Goal: Starting with the first line of the listing, quote each line exactly until and including the one with "4, 5, 6, 7, 8];", leaving pictures out.

Information provided:
======

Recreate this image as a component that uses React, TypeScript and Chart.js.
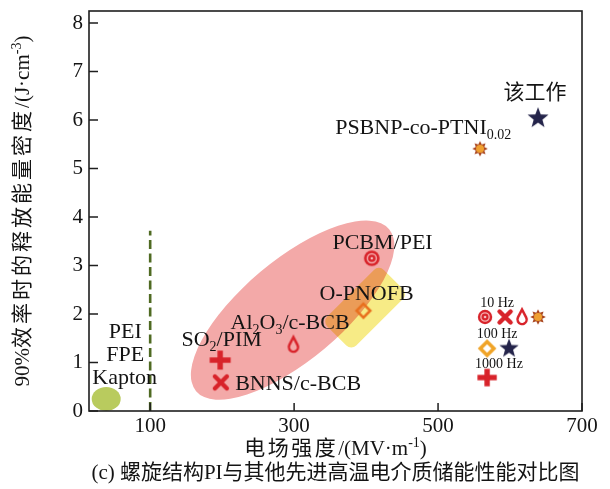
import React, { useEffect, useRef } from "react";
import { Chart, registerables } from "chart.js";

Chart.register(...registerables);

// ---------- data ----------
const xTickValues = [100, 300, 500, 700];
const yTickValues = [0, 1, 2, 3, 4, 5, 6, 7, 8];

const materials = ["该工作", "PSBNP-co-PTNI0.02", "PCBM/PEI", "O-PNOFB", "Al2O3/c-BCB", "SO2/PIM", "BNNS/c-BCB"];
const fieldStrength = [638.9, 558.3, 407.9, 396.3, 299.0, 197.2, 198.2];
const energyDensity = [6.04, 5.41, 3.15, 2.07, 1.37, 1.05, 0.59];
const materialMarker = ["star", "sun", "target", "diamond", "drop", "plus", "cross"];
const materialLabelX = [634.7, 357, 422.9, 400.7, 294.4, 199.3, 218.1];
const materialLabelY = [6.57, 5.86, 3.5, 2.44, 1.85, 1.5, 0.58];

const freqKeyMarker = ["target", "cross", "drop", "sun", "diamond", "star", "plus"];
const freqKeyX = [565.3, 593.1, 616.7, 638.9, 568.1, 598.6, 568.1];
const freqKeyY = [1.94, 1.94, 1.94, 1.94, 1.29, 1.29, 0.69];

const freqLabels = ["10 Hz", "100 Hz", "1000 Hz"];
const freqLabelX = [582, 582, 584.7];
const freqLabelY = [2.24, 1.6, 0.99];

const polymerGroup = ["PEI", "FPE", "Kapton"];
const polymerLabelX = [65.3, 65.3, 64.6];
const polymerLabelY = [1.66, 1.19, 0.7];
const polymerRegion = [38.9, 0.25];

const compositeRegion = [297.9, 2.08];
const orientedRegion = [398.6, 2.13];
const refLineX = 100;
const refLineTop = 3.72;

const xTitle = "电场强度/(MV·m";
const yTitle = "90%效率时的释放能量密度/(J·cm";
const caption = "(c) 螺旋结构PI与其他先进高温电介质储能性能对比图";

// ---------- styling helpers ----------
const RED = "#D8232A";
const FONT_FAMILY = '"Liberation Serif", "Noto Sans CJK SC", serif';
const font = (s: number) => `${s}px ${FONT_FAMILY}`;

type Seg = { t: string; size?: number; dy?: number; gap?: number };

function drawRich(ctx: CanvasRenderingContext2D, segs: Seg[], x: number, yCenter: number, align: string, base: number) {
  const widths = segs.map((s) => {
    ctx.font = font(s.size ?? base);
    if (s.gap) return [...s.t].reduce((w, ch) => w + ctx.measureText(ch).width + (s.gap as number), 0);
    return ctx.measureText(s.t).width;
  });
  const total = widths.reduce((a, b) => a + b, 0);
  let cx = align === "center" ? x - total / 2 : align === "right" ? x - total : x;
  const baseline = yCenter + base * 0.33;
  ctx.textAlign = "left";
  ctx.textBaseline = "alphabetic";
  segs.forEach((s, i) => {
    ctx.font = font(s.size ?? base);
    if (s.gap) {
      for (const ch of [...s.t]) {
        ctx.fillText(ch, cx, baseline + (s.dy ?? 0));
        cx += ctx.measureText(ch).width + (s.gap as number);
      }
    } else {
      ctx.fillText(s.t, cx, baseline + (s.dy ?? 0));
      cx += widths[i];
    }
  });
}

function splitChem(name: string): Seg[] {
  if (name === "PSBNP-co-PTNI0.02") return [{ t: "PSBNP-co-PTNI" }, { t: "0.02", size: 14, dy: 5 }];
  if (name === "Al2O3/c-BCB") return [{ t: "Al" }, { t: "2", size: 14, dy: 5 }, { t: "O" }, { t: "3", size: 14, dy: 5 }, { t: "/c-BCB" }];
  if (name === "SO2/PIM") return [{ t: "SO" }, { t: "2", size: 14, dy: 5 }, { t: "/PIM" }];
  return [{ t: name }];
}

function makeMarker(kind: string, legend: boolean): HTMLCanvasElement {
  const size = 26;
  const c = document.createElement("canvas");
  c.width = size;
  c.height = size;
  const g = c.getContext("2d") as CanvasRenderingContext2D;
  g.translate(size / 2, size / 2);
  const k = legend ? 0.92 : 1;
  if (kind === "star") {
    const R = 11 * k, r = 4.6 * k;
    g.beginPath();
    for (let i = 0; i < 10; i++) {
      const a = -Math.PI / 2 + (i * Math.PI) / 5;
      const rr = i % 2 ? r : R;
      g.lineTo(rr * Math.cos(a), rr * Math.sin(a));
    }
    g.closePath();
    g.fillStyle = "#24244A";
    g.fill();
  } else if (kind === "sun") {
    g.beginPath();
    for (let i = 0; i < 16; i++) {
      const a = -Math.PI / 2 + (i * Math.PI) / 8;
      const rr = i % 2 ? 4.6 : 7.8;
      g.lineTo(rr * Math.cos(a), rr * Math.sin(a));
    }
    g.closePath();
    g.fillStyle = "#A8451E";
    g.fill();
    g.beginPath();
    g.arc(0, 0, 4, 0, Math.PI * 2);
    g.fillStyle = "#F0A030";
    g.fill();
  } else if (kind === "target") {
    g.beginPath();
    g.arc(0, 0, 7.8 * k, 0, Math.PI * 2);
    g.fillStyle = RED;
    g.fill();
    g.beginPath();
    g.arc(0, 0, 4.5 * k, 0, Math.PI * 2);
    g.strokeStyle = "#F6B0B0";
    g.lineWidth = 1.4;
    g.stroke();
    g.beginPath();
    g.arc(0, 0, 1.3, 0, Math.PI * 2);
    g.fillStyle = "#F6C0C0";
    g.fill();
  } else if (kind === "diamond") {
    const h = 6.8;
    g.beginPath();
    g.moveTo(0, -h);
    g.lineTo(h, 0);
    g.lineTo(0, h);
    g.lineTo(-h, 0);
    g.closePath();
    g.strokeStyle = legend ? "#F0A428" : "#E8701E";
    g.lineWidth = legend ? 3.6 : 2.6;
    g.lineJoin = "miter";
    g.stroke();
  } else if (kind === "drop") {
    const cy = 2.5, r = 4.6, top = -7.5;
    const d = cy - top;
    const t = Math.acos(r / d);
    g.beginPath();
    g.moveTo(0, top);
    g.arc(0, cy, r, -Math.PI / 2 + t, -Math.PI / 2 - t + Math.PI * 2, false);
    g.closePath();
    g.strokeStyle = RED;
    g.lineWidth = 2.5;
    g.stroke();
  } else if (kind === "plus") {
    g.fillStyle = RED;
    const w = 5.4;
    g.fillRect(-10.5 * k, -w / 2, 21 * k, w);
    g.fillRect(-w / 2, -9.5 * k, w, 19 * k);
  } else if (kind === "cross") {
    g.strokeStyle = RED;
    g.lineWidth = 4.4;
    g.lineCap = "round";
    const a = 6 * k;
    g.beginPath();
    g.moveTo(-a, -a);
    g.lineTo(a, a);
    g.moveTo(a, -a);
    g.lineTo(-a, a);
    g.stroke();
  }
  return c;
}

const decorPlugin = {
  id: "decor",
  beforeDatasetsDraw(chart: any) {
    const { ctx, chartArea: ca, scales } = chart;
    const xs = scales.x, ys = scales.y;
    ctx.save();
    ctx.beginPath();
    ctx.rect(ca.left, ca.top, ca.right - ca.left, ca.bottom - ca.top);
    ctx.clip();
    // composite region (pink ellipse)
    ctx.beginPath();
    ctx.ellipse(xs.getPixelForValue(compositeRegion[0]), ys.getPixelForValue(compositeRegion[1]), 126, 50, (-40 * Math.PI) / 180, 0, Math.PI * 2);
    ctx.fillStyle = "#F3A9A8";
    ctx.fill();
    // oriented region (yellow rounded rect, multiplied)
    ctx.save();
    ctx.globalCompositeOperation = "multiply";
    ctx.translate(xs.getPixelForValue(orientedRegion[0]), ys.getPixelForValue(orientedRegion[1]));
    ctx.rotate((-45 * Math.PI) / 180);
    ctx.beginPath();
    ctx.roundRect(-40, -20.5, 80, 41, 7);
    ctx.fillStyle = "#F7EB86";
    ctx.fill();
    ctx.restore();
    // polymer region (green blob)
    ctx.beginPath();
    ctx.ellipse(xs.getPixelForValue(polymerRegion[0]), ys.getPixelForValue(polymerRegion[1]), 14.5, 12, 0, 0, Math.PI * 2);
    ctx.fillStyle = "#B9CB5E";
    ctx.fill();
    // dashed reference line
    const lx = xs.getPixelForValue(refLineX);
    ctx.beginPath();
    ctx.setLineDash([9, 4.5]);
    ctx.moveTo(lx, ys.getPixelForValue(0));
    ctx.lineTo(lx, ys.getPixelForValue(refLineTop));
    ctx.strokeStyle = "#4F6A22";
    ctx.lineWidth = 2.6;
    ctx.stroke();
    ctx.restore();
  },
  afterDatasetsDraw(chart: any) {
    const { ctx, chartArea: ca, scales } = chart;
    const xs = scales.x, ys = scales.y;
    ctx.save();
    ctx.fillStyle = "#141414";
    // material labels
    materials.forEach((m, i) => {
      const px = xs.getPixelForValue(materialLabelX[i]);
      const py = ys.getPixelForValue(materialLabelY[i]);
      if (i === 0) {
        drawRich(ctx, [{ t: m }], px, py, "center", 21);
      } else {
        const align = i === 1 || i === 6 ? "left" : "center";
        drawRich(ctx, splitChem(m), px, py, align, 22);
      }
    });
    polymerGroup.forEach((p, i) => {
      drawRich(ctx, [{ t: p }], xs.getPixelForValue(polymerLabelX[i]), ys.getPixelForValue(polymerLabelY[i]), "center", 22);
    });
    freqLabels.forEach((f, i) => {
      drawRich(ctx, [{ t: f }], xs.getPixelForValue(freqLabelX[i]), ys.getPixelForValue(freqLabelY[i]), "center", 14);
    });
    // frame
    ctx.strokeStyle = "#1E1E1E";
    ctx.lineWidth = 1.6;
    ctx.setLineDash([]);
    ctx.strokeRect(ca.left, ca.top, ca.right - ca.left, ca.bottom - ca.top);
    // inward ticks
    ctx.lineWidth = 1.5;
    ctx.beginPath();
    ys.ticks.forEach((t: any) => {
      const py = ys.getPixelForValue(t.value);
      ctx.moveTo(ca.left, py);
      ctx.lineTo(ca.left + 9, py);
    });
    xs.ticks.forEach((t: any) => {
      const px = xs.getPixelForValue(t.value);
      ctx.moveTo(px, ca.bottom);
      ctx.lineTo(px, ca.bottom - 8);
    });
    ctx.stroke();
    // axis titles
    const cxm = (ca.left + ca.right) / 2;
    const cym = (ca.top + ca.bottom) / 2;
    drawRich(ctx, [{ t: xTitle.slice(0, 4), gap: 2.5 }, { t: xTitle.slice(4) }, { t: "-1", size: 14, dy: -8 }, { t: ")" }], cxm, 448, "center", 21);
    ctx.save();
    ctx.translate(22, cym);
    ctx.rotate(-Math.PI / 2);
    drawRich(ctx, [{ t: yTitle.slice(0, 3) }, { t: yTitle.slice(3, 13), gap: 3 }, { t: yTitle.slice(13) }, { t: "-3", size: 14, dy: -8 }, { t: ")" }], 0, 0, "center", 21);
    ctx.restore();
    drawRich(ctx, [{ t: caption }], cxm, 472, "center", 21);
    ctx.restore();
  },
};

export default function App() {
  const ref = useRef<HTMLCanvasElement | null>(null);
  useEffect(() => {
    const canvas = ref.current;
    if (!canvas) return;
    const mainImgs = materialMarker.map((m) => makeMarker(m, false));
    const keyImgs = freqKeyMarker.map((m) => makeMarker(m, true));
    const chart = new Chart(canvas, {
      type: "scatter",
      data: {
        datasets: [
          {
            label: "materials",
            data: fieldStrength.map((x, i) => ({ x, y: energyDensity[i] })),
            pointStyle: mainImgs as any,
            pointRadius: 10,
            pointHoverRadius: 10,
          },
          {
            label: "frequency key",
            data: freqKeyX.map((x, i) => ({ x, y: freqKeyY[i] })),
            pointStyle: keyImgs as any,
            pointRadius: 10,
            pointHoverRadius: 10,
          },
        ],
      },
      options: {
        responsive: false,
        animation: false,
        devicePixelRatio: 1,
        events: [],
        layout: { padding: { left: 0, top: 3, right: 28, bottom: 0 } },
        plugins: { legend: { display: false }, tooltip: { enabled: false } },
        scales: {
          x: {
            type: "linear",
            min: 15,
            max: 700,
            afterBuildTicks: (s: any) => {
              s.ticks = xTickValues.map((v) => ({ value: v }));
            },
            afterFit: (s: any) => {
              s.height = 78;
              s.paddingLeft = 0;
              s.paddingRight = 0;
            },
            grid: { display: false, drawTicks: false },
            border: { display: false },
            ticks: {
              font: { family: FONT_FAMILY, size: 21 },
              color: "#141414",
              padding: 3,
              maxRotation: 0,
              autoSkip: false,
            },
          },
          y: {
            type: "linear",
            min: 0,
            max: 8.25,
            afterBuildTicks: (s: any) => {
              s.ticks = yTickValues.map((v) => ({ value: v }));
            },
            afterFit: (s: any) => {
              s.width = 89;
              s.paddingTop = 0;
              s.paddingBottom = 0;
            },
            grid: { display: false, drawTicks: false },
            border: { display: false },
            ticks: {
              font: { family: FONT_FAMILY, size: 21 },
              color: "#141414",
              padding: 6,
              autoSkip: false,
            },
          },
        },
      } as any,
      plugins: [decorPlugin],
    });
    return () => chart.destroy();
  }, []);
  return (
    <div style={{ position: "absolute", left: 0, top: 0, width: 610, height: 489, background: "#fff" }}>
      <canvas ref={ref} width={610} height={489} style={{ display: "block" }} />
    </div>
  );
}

======

Written solution:
Recreate this image as a component that uses React, TypeScript and Chart.js.
import React, { useEffect, useRef } from "react";
import { Chart, registerables } from "chart.js";

Chart.register(...registerables);

// ---------- data ----------
const xTickValues = [100, 300, 500, 700];
const yTickValues = [0, 1, 2, 3, 4, 5, 6, 7, 8];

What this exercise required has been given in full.